2 November 2006 | EN
Delegates recommended more flexible visa laws to give African scientists more freedom of movement
K. Burns, USAID
[ALEXANDRIA] African scientists and politicians have proposed a wide range of measures to boost science and technology on the continent, ranging from more flexible visa laws for greater mobility of scientists, to the creation of a continent-wide scientific advisory committee.
The proposals were made at a three-day congress of African scientists and policymakers, held in Alexandria, Egypt from 27-29 October, which was convened for the first time by the African Union (AU).
One proposal recommended that every member set aside one per cent of the annual gross domestic product to fund science and technology programmes to aid Africa's development.
To encourage the African diaspora to contribute to their homeland's scientific development, African countries should facilitate low-cost direct remittances to send funds back home, the delegates said.
The delegates put forward 50 individual suggestions, of these 10 will be chosen to be submitted to a meeting of African science and technology ministers later this month in Cairo, Egypt.
If approved, these will be presented at the next AU summit meeting of heads of state being held in Addis Ababa, Ethiopia in January 2007 under the theme of science, technology and innovation.
Several speakers also urged that African governments make their own commitment to increasing support for science and technology, rather than leave this to the private sector or international finance institutions such as the World Bank and the International Monetary Fund.
"To change the face of Africa, this is the chance," said Nagia Essayed, AU Commissioner for Human Resources, Science and Technology.
"We might not have enough financial resources, but unless we put our own money into this, we won't get others to believe in us."

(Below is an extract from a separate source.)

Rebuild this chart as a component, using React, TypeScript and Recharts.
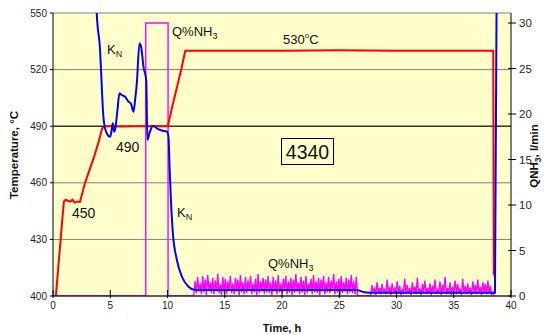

The conference drew up a declaration urging African governments to "create favourable conditions for mobility of scientists, engineers and technicians" by introducing more flexible visa laws for scientists and dedicating future summits to science, technology and innovation.
Other recommendations included strengthening intellectual property rights to encourage innovation, establishing specialised research centres for developing local technologies and upgrading science and technology education in schools.
Over 120 scientists and politicians attended the conference, from nearly all of the AU's 53 member states. The conference saw much lively debate over how to best use science and technology to alleviate the suffering of the majority of the continent's 880 million people.
Africa lags in development because it remains colonised, argued Sadeg Faris, a Libyan emigrant and chief executive officer of eVionyx, a New York-based energy company.
"If you look around you in Africa, you will not find anything that was invented or developed here," says Faris. "That's because the continent is forced to sell its raw materials cheaply in order to buy expensive technologies developed in the West. It's a vicious cycle."
But mathematics professor Aderemi Kuku, a Nigerian emigrant working at Miami University in the United States, said Africa's problems had a simpler origin, namely that it was unprepared to invest enough in scientific infrastructure.
"Where there's a will, there's a way," said Kuku. "But our countries have never demonstrated this will."